Begin
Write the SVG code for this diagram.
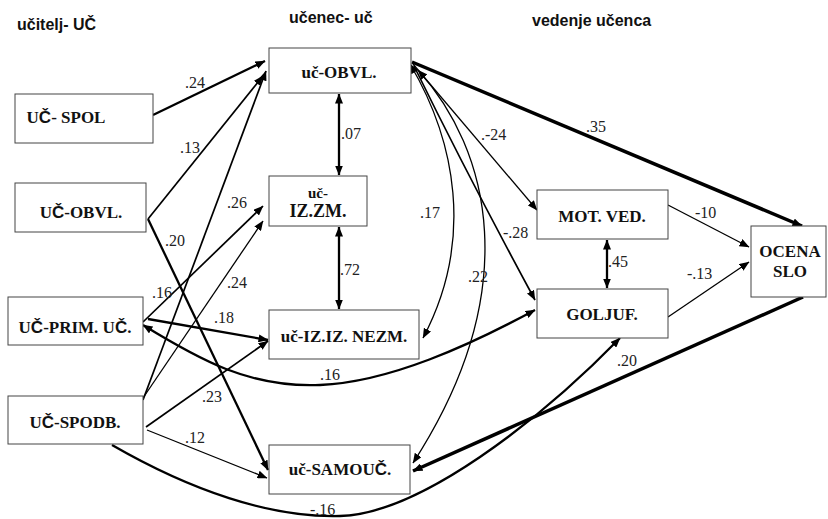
End
Begin
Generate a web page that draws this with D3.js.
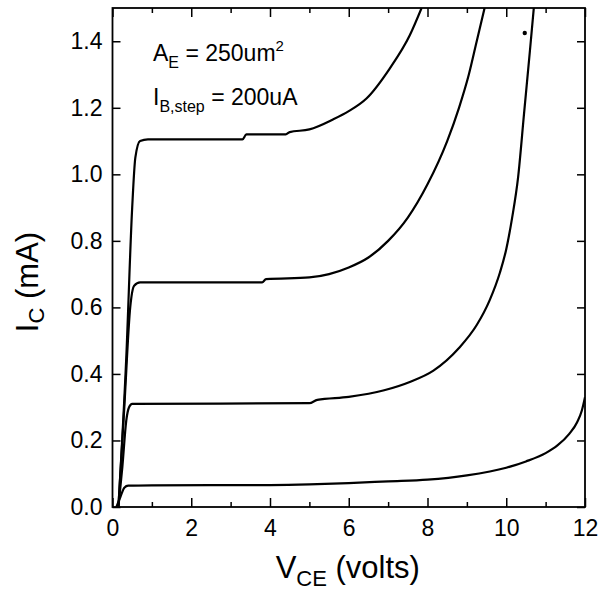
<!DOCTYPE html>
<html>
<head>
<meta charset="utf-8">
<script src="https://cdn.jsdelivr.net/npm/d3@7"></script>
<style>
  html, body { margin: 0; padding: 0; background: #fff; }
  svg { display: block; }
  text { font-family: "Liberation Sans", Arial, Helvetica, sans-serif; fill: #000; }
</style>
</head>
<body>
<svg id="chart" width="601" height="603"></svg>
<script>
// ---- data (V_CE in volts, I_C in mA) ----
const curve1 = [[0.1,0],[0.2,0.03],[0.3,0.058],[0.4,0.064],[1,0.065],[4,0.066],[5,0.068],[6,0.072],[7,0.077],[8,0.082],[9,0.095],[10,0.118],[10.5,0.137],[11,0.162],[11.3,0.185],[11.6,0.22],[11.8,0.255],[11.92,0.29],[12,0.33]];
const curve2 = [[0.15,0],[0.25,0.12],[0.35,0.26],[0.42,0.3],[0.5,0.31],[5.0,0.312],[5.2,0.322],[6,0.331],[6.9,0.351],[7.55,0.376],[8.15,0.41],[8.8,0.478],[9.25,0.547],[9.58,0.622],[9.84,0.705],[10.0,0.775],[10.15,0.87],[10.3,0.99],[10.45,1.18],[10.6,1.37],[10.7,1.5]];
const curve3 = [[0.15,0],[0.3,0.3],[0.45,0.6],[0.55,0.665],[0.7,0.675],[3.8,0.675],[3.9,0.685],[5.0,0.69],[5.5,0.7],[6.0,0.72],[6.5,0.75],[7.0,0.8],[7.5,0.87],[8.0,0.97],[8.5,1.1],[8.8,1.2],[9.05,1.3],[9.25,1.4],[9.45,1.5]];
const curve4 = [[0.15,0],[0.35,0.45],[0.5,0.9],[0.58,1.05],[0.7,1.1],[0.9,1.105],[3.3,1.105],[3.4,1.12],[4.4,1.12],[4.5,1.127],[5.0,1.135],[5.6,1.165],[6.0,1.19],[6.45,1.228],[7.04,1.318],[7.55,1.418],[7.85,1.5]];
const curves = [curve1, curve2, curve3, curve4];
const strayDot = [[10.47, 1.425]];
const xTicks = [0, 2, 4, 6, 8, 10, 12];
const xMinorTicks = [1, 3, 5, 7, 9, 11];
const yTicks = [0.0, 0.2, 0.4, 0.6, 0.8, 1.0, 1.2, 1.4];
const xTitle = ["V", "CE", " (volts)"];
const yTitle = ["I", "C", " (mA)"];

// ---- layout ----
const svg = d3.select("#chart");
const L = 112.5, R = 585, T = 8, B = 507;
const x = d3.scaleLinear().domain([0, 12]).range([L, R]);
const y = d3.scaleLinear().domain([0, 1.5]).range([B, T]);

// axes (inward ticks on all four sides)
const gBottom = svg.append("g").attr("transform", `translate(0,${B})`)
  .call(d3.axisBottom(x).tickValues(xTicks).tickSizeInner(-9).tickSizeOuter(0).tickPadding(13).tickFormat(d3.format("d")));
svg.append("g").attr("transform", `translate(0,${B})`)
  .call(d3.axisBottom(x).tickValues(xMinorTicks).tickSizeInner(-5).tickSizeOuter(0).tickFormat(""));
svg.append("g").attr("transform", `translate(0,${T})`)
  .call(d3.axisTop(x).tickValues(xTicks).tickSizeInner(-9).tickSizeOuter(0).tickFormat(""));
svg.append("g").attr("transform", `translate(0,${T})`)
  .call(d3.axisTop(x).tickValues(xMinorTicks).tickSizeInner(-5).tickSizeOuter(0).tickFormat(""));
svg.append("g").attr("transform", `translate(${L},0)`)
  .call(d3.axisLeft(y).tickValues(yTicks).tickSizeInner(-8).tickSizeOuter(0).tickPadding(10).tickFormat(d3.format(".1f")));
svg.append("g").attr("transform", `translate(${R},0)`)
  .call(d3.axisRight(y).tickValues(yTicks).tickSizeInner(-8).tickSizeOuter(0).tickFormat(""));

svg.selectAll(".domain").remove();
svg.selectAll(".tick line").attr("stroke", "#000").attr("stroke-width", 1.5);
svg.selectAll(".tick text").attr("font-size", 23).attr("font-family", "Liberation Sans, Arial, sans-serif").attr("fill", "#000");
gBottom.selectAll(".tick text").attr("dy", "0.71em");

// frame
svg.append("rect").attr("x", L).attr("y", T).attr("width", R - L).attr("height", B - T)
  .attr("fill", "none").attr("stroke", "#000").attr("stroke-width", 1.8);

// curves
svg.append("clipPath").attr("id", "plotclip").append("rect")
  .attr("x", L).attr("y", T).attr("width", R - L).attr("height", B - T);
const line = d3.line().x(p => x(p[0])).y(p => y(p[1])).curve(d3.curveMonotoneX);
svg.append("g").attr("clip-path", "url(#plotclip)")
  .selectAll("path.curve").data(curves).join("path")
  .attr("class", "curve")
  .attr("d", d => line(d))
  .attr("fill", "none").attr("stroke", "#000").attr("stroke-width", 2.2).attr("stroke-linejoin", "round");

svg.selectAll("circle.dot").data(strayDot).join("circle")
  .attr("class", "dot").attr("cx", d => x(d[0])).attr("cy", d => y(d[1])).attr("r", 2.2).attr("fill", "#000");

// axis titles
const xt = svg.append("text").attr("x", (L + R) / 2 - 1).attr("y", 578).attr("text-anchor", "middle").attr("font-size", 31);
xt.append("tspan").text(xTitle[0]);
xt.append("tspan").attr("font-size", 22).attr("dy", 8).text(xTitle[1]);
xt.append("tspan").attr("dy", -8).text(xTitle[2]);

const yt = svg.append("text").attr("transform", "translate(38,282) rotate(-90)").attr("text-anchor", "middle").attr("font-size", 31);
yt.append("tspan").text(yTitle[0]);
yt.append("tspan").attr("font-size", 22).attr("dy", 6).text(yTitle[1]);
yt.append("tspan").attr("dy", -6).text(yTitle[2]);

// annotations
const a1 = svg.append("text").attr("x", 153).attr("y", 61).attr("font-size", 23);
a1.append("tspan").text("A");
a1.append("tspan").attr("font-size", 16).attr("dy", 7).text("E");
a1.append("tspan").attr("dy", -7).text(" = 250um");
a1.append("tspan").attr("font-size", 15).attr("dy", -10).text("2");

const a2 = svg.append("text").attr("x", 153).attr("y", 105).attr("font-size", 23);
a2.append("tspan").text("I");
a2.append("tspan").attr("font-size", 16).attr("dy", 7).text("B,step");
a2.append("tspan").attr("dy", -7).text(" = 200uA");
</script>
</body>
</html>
End
→ **PROBLEM REQUIREMENTS**
Above are the entries; count how many of their lines contain the word "this" and give only that number.

→ **FINAL ANSWER**
2